Exterior ultrasound measurements produced using readily available equipment may also be employed as a mechanism for determining fullness and the need to either stop or withdraw fluid. This approach, however, typically has the disadvantage of requiring human intervention and is harder to automate.
FIG. 6 illustrates the situation in which girth sensor 350 is employed as a mechanism for determining stomach fullness and/or changes in stomach fullness. Girth sensor 350 is disposed about the patient's abdomen as shown and lead 302 is supplied to pump control 220. In the event that girth sensor 350 includes a wireless transmission device, electrical conductor 302 is not necessary.

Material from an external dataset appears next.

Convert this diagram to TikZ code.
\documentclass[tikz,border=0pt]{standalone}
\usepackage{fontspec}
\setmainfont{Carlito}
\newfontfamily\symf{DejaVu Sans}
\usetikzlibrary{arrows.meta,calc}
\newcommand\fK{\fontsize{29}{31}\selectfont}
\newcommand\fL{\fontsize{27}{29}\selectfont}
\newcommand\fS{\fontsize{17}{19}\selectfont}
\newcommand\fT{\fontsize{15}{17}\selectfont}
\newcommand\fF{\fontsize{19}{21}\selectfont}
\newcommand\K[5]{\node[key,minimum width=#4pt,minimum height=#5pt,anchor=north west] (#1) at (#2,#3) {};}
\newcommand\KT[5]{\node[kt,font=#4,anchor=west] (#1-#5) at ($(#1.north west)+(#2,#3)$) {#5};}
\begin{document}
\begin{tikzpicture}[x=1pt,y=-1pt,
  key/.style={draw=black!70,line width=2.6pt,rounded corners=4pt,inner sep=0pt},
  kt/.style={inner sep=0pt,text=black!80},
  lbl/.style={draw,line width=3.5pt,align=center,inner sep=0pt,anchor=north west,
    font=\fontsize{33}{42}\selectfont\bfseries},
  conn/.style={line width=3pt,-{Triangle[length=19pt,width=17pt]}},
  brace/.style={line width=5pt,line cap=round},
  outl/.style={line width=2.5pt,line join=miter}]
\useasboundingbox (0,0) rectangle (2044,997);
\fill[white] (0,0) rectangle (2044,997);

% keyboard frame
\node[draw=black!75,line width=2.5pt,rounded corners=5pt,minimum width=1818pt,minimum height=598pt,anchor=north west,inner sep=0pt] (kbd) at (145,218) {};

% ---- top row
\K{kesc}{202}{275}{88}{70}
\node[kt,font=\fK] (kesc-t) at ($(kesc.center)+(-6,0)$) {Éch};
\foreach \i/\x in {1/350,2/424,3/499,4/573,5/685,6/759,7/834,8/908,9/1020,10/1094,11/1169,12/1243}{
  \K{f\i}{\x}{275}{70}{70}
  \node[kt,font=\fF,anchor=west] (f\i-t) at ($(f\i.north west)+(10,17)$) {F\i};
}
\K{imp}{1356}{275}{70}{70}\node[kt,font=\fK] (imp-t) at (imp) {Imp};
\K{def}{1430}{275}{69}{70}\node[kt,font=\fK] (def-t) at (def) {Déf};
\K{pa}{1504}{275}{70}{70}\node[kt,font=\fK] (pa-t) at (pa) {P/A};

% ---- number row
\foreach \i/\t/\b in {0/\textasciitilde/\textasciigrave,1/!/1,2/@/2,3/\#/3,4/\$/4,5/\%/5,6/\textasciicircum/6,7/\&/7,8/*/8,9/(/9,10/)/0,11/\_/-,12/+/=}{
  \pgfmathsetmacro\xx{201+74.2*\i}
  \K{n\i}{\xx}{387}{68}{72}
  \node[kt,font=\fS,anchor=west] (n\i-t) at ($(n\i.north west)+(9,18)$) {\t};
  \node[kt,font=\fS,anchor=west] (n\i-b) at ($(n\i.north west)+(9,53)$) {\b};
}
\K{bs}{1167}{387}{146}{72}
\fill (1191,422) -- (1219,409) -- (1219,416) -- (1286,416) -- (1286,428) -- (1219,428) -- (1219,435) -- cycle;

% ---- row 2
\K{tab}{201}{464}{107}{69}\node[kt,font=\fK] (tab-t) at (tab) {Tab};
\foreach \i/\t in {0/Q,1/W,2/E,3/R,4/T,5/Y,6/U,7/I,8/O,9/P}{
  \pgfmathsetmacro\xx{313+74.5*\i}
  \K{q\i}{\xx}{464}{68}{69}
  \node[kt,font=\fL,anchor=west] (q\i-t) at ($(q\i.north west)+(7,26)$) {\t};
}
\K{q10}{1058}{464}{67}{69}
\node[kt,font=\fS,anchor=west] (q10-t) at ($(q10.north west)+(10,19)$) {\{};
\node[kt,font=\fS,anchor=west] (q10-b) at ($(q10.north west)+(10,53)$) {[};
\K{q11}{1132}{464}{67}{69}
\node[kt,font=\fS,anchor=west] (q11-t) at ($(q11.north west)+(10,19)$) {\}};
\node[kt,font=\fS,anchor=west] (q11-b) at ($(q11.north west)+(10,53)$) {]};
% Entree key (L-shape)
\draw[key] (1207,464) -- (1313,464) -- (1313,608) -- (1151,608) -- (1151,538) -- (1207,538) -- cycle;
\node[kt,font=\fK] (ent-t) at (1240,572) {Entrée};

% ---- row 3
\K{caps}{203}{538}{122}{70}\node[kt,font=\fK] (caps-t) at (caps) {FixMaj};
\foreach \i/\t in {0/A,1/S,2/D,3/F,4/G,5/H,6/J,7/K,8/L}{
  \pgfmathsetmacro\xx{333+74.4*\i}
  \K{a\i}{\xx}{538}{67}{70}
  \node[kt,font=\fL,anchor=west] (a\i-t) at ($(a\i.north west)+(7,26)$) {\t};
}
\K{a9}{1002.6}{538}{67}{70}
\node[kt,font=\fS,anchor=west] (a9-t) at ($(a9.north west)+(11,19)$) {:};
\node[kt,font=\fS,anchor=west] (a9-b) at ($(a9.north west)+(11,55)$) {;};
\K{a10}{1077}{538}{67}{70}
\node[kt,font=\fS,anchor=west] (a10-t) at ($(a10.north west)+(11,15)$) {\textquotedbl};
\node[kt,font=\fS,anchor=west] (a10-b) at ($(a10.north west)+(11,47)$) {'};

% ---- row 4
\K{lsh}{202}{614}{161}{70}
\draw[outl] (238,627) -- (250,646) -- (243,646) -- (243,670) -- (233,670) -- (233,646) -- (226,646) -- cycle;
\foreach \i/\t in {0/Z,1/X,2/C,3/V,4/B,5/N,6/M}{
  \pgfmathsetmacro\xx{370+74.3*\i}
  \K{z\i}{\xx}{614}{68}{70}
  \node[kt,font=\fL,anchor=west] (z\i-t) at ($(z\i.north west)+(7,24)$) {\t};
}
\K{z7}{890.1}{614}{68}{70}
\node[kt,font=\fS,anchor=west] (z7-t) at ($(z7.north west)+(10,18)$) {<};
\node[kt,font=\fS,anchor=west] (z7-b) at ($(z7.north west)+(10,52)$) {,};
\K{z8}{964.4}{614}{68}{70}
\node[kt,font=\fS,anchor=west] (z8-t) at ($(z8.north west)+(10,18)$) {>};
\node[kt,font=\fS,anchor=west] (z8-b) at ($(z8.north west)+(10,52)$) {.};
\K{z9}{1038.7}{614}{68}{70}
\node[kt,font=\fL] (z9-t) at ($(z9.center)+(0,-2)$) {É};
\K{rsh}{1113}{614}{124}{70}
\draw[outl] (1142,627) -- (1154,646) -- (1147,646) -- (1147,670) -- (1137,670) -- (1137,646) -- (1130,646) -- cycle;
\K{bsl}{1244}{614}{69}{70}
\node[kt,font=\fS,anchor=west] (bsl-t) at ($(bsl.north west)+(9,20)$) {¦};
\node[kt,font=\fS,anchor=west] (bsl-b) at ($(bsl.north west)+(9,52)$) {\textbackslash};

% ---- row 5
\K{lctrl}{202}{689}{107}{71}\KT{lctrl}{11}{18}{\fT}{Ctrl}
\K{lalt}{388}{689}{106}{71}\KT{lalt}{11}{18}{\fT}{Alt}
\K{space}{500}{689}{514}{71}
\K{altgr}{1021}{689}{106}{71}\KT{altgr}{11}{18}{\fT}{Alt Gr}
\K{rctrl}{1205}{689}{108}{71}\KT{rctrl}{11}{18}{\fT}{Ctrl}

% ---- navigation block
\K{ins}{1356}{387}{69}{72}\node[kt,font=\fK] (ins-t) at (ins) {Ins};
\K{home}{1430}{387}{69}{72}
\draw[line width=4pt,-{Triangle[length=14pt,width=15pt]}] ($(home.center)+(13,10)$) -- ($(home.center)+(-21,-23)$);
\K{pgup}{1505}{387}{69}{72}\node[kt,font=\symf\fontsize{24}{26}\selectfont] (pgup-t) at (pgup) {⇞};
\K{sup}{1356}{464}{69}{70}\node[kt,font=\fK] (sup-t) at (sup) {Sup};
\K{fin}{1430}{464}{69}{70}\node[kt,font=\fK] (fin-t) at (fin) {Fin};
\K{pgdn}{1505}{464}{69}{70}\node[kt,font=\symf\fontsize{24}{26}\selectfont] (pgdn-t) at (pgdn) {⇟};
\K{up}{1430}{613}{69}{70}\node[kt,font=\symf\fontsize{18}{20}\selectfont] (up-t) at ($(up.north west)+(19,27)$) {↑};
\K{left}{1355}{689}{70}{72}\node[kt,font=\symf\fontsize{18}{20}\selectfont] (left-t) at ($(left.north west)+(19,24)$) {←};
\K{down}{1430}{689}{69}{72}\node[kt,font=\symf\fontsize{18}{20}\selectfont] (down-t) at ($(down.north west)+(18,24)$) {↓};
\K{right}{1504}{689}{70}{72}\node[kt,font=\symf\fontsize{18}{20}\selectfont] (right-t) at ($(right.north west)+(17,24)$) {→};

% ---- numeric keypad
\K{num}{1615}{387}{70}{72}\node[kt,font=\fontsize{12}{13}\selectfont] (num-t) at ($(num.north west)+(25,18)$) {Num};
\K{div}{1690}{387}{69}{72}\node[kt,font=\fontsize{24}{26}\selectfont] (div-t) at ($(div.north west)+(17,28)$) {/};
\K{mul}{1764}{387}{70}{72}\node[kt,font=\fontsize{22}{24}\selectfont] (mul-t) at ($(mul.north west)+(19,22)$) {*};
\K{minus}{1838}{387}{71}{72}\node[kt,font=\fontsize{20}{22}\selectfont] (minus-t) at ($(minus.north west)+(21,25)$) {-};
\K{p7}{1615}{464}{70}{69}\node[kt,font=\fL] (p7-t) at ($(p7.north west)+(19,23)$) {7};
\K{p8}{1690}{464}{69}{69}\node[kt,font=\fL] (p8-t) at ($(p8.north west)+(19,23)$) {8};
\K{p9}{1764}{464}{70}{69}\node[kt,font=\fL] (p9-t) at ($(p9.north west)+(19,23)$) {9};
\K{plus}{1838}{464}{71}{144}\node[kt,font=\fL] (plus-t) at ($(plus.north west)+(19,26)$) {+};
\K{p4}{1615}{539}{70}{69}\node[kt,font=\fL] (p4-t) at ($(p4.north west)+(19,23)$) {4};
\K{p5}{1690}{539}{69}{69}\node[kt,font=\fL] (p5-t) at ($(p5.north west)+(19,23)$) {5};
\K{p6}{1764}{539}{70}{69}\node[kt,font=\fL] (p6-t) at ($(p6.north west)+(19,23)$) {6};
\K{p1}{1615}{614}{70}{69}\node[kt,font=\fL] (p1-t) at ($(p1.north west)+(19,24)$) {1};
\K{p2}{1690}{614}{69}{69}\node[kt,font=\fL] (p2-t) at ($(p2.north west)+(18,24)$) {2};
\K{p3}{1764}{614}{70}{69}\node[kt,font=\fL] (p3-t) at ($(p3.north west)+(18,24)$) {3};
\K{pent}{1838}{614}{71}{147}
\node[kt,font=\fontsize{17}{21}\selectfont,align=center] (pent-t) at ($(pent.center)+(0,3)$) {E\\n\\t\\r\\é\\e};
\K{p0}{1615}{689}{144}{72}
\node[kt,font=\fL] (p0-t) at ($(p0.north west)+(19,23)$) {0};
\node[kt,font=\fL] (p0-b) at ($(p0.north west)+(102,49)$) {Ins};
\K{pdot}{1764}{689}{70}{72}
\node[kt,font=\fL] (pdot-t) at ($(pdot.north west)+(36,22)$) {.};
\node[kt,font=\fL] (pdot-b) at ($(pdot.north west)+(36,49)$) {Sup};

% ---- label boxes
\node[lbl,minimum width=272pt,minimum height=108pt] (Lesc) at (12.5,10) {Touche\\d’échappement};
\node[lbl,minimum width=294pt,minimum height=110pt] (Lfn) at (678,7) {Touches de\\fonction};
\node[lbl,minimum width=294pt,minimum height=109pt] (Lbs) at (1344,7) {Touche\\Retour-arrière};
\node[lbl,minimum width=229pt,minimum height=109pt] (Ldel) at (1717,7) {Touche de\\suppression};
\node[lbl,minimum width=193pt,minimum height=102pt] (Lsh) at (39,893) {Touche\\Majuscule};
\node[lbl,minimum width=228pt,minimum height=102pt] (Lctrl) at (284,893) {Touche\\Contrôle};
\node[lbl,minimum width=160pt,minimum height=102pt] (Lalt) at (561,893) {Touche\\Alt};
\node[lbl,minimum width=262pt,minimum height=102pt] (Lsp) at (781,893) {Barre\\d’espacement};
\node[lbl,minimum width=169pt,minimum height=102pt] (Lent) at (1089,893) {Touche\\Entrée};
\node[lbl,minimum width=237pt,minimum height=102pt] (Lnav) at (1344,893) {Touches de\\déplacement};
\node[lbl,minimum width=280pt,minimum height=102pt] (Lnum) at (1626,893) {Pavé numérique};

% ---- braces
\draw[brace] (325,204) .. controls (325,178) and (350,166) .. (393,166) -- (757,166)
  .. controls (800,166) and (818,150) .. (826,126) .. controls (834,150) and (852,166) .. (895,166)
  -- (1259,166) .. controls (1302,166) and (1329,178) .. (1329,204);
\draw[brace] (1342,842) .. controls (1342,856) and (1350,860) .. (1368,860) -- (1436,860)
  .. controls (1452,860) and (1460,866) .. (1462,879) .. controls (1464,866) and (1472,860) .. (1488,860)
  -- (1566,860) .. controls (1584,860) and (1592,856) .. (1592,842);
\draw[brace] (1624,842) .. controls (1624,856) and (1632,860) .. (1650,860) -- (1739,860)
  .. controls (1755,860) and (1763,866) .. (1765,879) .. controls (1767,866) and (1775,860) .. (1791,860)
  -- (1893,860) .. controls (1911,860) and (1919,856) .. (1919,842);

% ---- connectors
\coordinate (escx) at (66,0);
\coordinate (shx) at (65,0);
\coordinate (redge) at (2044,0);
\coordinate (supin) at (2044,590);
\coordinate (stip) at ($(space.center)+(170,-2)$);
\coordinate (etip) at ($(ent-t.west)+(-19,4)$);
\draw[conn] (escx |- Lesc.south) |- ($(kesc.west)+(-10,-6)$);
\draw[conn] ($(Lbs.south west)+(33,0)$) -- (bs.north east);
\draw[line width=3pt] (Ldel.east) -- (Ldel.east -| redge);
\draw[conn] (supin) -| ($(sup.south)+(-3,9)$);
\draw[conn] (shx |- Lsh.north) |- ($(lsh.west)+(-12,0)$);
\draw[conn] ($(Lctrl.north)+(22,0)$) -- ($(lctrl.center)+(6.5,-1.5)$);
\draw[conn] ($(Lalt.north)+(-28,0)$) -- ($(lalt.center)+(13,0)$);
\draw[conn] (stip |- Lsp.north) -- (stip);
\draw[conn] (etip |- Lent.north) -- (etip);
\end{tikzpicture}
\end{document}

FIG. 7 illustrates the use of the present invention when, instead of a nasogastric tube, PEG tube 400 is employed. Such tubes typically include collar portion 401 which is disposed against the abdomen and is affixed thereto in a sealed fashion to guard against providing a passage for infection. Fullness sensor 403 is disposed through PEG tube 400 and is coupled externally through electrical conductor 402.
FIG. 8 represents an exemplary algorithm for pump control and/or stoppage control (the latter being especially in the case of a gravity driven nutrient supply) based jointly on patient angle and patient stomach fullness. In the case of each variable, it is seen that there is a point reached where some action is taken such as when the patient angle gets too low (point A in FIG. 8) or when the patient's stomach contents become too full (point B), this latter point being particularly desirable in the implementation of a method designed to keep stomach contents out of the esophagus, independent of patient angle. Also shown in FIG. 8 is region C which illustrates normal operation in a region of relatively high patient angle and low stomach contents. As these variables change in a direction away from the illustrated origin, control enters a control regime D in which feeding or nutrition flow is stopped. Further excursions of these variables in a direction away from the indicated origin result in flow control entering region E characterized not just by flow stoppage but by flow reversal. As should be fully appreciated, variations of the regions illustrated in FIG. 8 are not only possible to achieve specific purposes in particular patients but it is also easily possible to implement any diagram such as that shown using microprocessors with the given curves stored in its memory in a number of convenient forms.
While the invention has been described in detail herein in accordance with certain preferred embodiments thereof, many modifications and changes therein may be effected by those skilled in the art. Accordingly, it is intended by the appended claims to cover all such modifications and changes as fall within the true spirit and scope of the invention.